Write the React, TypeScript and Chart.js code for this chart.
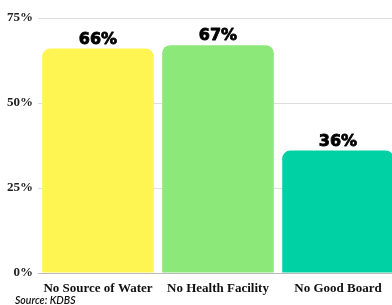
import { useEffect, useRef } from "react";
import { Chart, registerables } from "chart.js";

Chart.register(...registerables);

const categories = ["No Source of Water", "No Health Facility", "No Good Board"];
const values = [66, 67, 36];
const barColors = ["#FEF553", "#8DE87A", "#00D1A4"];
const yMin = 0;
const yMax = 75;
const yStep = 25;
const sourceNote = "Source: KDBS";

const valueLabels = {
  id: "valueLabels",
  afterDatasetsDraw(chart: any) {
    const ctx = chart.ctx;
    const meta = chart.getDatasetMeta(0);
    ctx.save();
    ctx.font = "bold 16px 'DejaVu Sans'";
    ctx.fillStyle = "#000";
    ctx.strokeStyle = "#000";
    ctx.lineWidth = 0.8;
    ctx.lineJoin = "round";
    ctx.textAlign = "center";
    ctx.textBaseline = "alphabetic";
    meta.data.forEach((bar: any, i: number) => {
      const t = values[i] + "%";
      ctx.fillText(t, bar.x, bar.y - 5);
      ctx.strokeText(t, bar.x, bar.y - 5);
    });
    ctx.restore();
  },
};

const sourcePlugin = {
  id: "sourceNote",
  afterDraw(chart: any) {
    const ctx = chart.ctx;
    ctx.save();
    ctx.font = "italic 600 10.5px Lato";
    ctx.fillStyle = "#111";
    ctx.textAlign = "left";
    ctx.textBaseline = "middle";
    ctx.fillText(sourceNote, 15, 301);
    ctx.restore();
  },
};

export default function App() {
  const ref = useRef<HTMLCanvasElement>(null);
  useEffect(() => {
    document.body.style.margin = "0";
    document.body.style.overflow = "hidden";
    const chart = new Chart(ref.current!, {
      type: "bar",
      data: {
        labels: categories,
        datasets: [
          {
            data: values,
            backgroundColor: barColors,
            borderRadius: 8,
            borderSkipped: "bottom",
            barPercentage: 0.93,
            categoryPercentage: 1,
          },
        ],
      },
      options: {
        responsive: false,
        animation: false,
        layout: { padding: { top: 18, left: 0, right: 0, bottom: 0 } },
        plugins: { legend: { display: false }, tooltip: { enabled: false } },
        scales: {
          x: {
            grid: { display: false, drawTicks: false },
            border: { display: true, color: "#bbbbbb", width: 1 },
            ticks: {
              padding: 8,
              color: "#111",
              font: { family: "'Liberation Serif'", weight: "bold", size: 13 },
              maxRotation: 0,
              autoSkip: false,
            },
            afterFit: (s: any) => {
              s.height = 32;
            },
          },
          y: {
            min: yMin,
            max: yMax,
            grid: { color: "#dddddd", drawTicks: false, lineWidth: 1 },
            border: { display: false },
            ticks: {
              stepSize: yStep,
              padding: 5,
              color: "#222",
              font: { family: "'Liberation Serif'", weight: "bold", size: 13 },
              callback: (v: any) => v + "%",
            },
            afterFit: (s: any) => {
              s.width = 38;
            },
          },
        },
      },
      plugins: [valueLabels, sourcePlugin],
    });
    return () => chart.destroy();
  }, []);
  return <canvas ref={ref} width={398} height={305} style={{ display: "block" }} />;
}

........

> _WHAT IS REQUIRED_: Every line above should be returned exactly; the pictures stay out.

> _COMPLETED EXERCISE_:
Write the React, TypeScript and Chart.js code for this chart.
import { useEffect, useRef } from "react";
import { Chart, registerables } from "chart.js";

Chart.register(...registerables);

const categories = ["No Source of Water", "No Health Facility", "No Good Board"];
const values = [66, 67, 36];
const barColors = ["#FEF553", "#8DE87A", "#00D1A4"];
const yMin = 0;
const yMax = 75;
const yStep = 25;
const sourceNote = "Source: KDBS";

const valueLabels = {
  id: "valueLabels",
  afterDatasetsDraw(chart: any) {
    const ctx = chart.ctx;
    const meta = chart.getDatasetMeta(0);
    ctx.save();
    ctx.font = "bold 16px 'DejaVu Sans'";
    ctx.fillStyle = "#000";
    ctx.strokeStyle = "#000";
    ctx.lineWidth = 0.8;
    ctx.lineJoin = "round";
    ctx.textAlign = "center";
    ctx.textBaseline = "alphabetic";
    meta.data.forEach((bar: any, i: number) => {
      const t = values[i] + "%";
      ctx.fillText(t, bar.x, bar.y - 5);
      ctx.strokeText(t, bar.x, bar.y - 5);
    });
    ctx.restore();
  },
};

const sourcePlugin = {
  id: "sourceNote",
  afterDraw(chart: any) {
    const ctx = chart.ctx;
    ctx.save();
    ctx.font = "italic 600 10.5px Lato";
    ctx.fillStyle = "#111";
    ctx.textAlign = "left";
    ctx.textBaseline = "middle";
    ctx.fillText(sourceNote, 15, 301);
    ctx.restore();
  },
};

export default function App() {
  const ref = useRef<HTMLCanvasElement>(null);
  useEffect(() => {
    document.body.style.margin = "0";
    document.body.style.overflow = "hidden";
    const chart = new Chart(ref.current!, {
      type: "bar",
      data: {
        labels: categories,
        datasets: [
          {
            data: values,
            backgroundColor: barColors,
            borderRadius: 8,
            borderSkipped: "bottom",
            barPercentage: 0.93,
            categoryPercentage: 1,
          },
        ],
      },
      options: {
        responsive: false,
        animation: false,
        layout: { padding: { top: 18, left: 0, right: 0, bottom: 0 } },
        plugins: { legend: { display: false }, tooltip: { enabled: false } },
        scales: {
          x: {
            grid: { display: false, drawTicks: false },
            border: { display: true, color: "#bbbbbb", width: 1 },
            ticks: {
              padding: 8,
              color: "#111",
              font: { family: "'Liberation Serif'", weight: "bold", size: 13 },
              maxRotation: 0,
              autoSkip: false,
            },
            afterFit: (s: any) => {
              s.height = 32;
            },
          },
          y: {
            min: yMin,
            max: yMax,
            grid: { color: "#dddddd", drawTicks: false, lineWidth: 1 },
            border: { display: false },
            ticks: {
              stepSize: yStep,
              padding: 5,
              color: "#222",
              font: { family: "'Liberation Serif'", weight: "bold", size: 13 },
              callback: (v: any) => v + "%",
            },
            afterFit: (s: any) => {
              s.width = 38;
            },
          },
        },
      },
      plugins: [valueLabels, sourcePlugin],
    });
    return () => chart.destroy();
  }, []);
  return <canvas ref={ref} width={398} height={305} style={{ display: "block" }} />;
}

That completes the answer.